We begin with a quiz: How many book-length biographies of LDS women can you name?
Mormon Enigma: Emma Hale Smith is probably the first one that comes to mind. There are a few other biographies of Emma Smith as well. There’s Camilla, which is good but short. 4 Zinas, Mothers of the Prophets, The Children’s Friends, and Elect Ladies only get partial credit since they cover more than one woman. A brand-new release that I’m eager to get my hands on is Emmeline B. Wells: The Public Years 1872-1920. There are a couple of rather obscure ones such as Emma Lee.

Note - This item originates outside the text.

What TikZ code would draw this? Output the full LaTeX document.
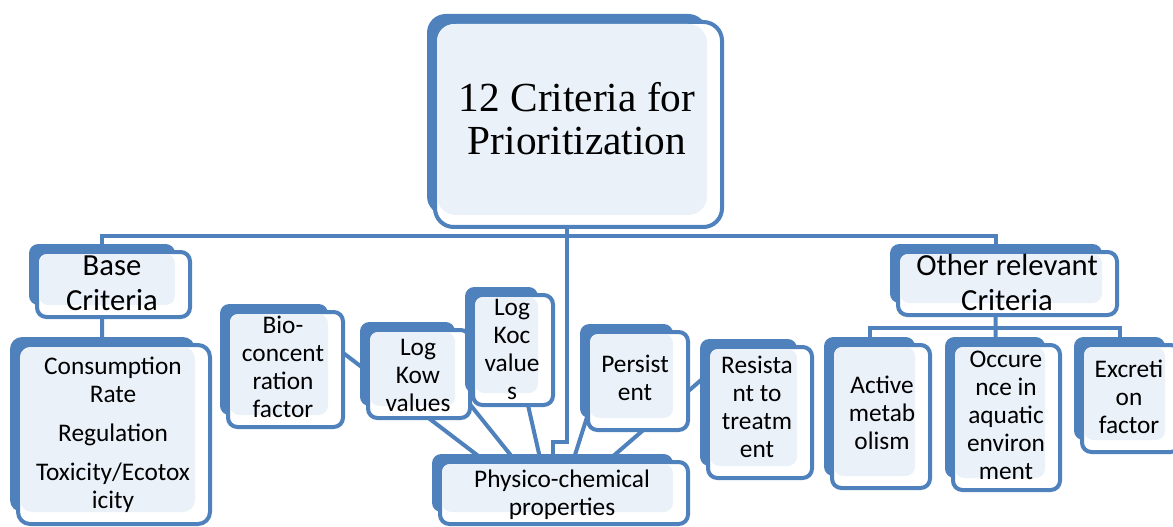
\documentclass[tikz,border=0pt]{standalone}
\usepackage{fontspec}
\setmainfont{Carlito}
\newfontfamily\titlefont{Liberation Serif}
\usetikzlibrary{fit,backgrounds}
\definecolor{bblue}{HTML}{4F81BD}
\definecolor{lfill}{HTML}{EBF1F9}
% #1 name, #2 x1, #3 y1, #4 x2, #5 y2 (front box, px), #6 corner radius
\newcommand\smbox[6]{%
  \fill[bblue, rounded corners=#6] (#2-8,#3-8) rectangle (#4-15,#5-12);
  \path (#2,#3) coordinate (#1-nw) (#4,#5) coordinate (#1-se)
        ({(#2+#4-23)/2},{(#3+#5-20)/2}) coordinate (#1-sc);
  \node[frontbox, rounded corners=#6, fit=(#1-nw)(#1-se)] (#1) {};
  \fill[lfill, rounded corners=#6] (#2+2,#3+2) rectangle (#4-15,#5-12);
}
\begin{document}
\begin{tikzpicture}[x=0.75pt,y=-0.75pt,
  frontbox/.style={draw=bblue, line width=3pt, fill=white, inner sep=0pt},
  conn/.style={draw=bblue, line width=3pt},
  leaf/.style={font=\fontsize{19pt}{21pt}\selectfont, align=center, inner sep=0pt, text=black},
  head/.style={font=\fontsize{23pt}{26.25pt}\selectfont, align=center, inner sep=0pt, text=black},
  ttl/.style={font=\titlefont\fontsize{31pt}{32.25pt}\selectfont, align=center, inner sep=0pt, text=black}]
\useasboundingbox (0,0) rectangle (1173,527);
\clip (0,0) rectangle (1173,527);

% boxes
\smbox{top}{435}{22}{722}{227}{14pt}
\smbox{base}{37}{252}{190}{317}{7pt}
\smbox{cons}{18}{345}{210}{524}{9pt}
\smbox{bio}{228}{312}{343}{427}{7pt}
\smbox{kow}{368}{330}{470}{418}{7pt}
\smbox{koc}{473}{295}{553}{405}{7pt}
\smbox{per}{588}{332}{688}{430}{7pt}
\smbox{res}{708}{347}{812}{478}{7pt}
\smbox{phys}{440}{462}{688}{524}{7pt}
\smbox{other}{898}{252}{1117}{315}{7pt}
\smbox{act}{832}{345}{930}{488}{7pt}
\smbox{occ}{953}{345}{1060}{490}{7pt}
\smbox{exc}{1082}{345}{1180}{452}{7pt}

% texts
\node[ttl] (top-t) at (577,124.9) {\strut 12 Criteria for\\\strut Prioritization};
\node[head] (base-t) at (112,285.5) {\strut Base\\\strut Criteria};
\node[head] (other-t) at (1007,285.5) {\strut Other relevant\\\strut Criteria};
\node[leaf] (cons-t) at (113,436) {\strut Consumption\\\strut Rate\\[8pt]\strut Regulation\\[8pt]\strut Toxicity/Ecotox\\\strut icity};
\node[leaf] (bio-t) at (283,369.4) {\strut Bio-\\\strut concent\\\strut ration\\\strut factor};
\node[leaf] (kow-t) at (418,377.4) {\strut Log\\\strut Kow\\\strut values};
\node[leaf] (koc-t) at (512,351.4) {\strut Log\\\strut Koc\\\strut value\\\strut s};
\node[leaf] (per-t) at (635,380.4) {\strut Persist\\\strut ent};
\node[leaf] (res-t) at (757,409.4) {\strut Resista\\\strut nt to\\\strut treatm\\\strut ent};
\node[leaf] (phys-t) at (562,495.4) {\strut Physico-chemical\\\strut properties};
\node[leaf] (act-t) at (882,415.4) {\strut Active\\\strut metab\\\strut olism};
\node[leaf] (occ-t) at (1006,417.4) {\strut Occure\\\strut nce in\\\strut aquatic\\\strut environ\\\strut ment};
\node[leaf] (exc-t) at (1129,399.4) {\strut Excreti\\\strut on\\\strut factor};

% connectors, behind the boxes
\begin{pgfonlayer}{background}
  \coordinate (barY) at (0,236);
  \coordinate (jogY) at (0,442);
  \coordinate (subY) at (0,328);
  \draw[conn] (base-sc) -- (base-sc |- barY) -- (other-sc |- barY) -- (other-sc);
  \draw[conn] (top-sc) -- (top-sc |- jogY) -- (phys-sc |- jogY) -- (phys-sc);
  \draw[conn] (base-sc) -- (cons-sc);
  \draw[conn] (other-sc) -- (occ-sc);
  \draw[conn] (act-sc) -- (act-sc |- subY) -- (exc-sc |- subY) -- (exc-sc);
  \coordinate (bio-a) at (300,320);  \coordinate (phys-a) at (481,458);
  \coordinate (kow-a) at (440,367);  \coordinate (phys-b) at (513,458);
  \coordinate (koc-a) at (520,370);  \coordinate (phys-c) at (540,458);
  \coordinate (per-a) at (595,392);  \coordinate (phys-d) at (574,458);
  \coordinate (res-a) at (730,355);  \coordinate (phys-e) at (611,458);
  \draw[conn] (bio-a) -- (phys-a);
  \draw[conn] (kow-a) -- (phys-b);
  \draw[conn] (koc-a) -- (phys-c);
  \draw[conn] (per-a) -- (phys-d);
  \draw[conn] (res-a) -- (phys-e);
\end{pgfonlayer}
\end{tikzpicture}
\end{document}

But you’ll notice that the pickings are relatively slim [I imagine that I’ve overlooked others; since I don’t know of a thorough list of biographies of LDS women, perhaps we could create one in the comments here if you know of others.] and, with few exceptions, a woman who is the subject of her own biography is known primarily because of her relationship to a prominent man.
That’s why Anita Thompson’s Stand As a Witness: The Biography of Ardeth Greene Kapp is an appreciated addition to the ranks of LDS biography. This book fits snugly into the tradition of near-hagiographical LDS biographies of recent Church leaders (such as this, this, this, and this, just to name a few) with, of course, the obvious exception that Sister Kapp is, well, a sister. And not only do I applaud it for the mere fact of its existence, but I think that this book is a worthwile read on several levels. I am convinced that virtually any life story that spans the 20th century, if it is in the hands of a reasonably competent biographer, makes a good read. Here’s a description of the first home that Kapp and her husband shared:
The basement apartment . . . [was divided] by a curtain, into two small rooms. One room held a bed, which they could get to only by walking sideways. The other room contained two laundry tubs that were used every Wednesday by their landlady on her weekly wash day. The room also served as their kitchen and living area, having a small counter space, a stove, and a refrigerator. A wooden screen closed off the bathtub and toilet from the rest of the room.

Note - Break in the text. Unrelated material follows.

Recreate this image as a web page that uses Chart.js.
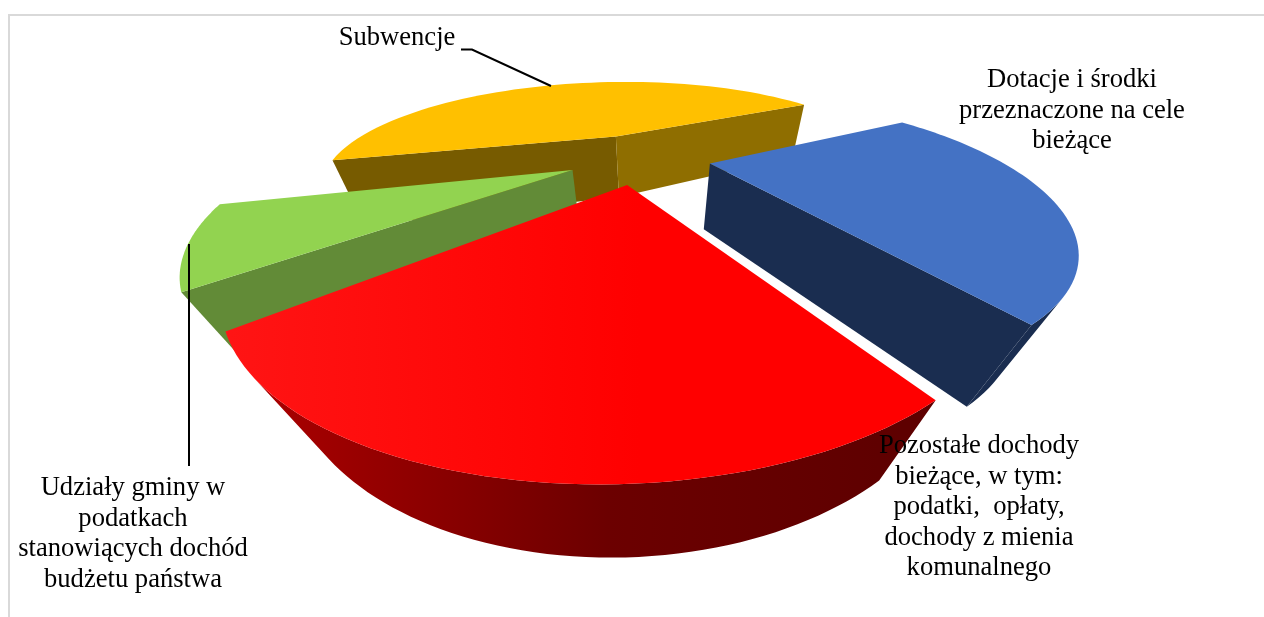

While I’m not up on the housing code in Ogden, Utah, my hunch is that such a set-up would not even be legal today.
While the book succeeds simply as a portrait of a 20th century life, it is also much more than that. As an infertile woman who was once told by her high school that she wasn’t college material, Kapp’s successes in the face of major challenges make for inspiring reading. She was the General Young Women’s President during the time when the current iteration of that program (theme, motto, values, Personal Progress) were created and instituted under her leadership. She introduced her proposal to change the YW program to the Priesthood Executive Council with these words:
Brethren, if you want to know about Young Men, you can hear about them at the annual priesthood restoration commemoration. If you want to know about Young Men, you can attend their annual Scouting conference. But if you want to know about Young Women, the satellite screens are dark and the message vague.

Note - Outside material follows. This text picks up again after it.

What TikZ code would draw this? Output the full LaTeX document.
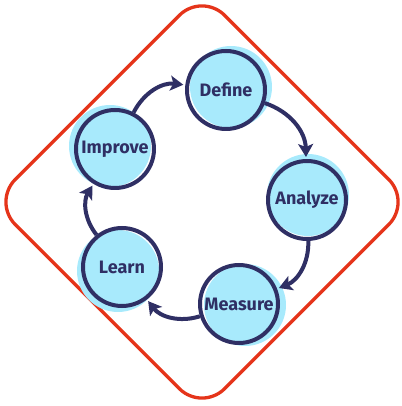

When she finished her presentation, which called for more recognition of the young women as well as giving them a clearer sense of what they could contribute to the church and a better understanding of their identity, President (of the Quorum of the Twelve) Benson said, “Brethren, I think we should stand in acknowledgement that this is acceptable to the Lord.” Another GA told her, “You have not only opened our ears, but also our hearts.” This is but one example of her intense, inspired, and inspiring leadership experiences, which included being the first woman to attend a meeting of the Quorum of the Twelve and the First Presidency in the temple.
The overall picture of Kapp is of a woman who did not let the stigma of being an infertile LDS woman (in the 1950s! in Utah!) determine her life, but rather chose to magnify her talents and devote herself completely to the work of the Lord. She became a great leader, writer, and teacher and so I’m pleased to see her story commited to writing. This book is recommended reading for anyone interested in women in the church.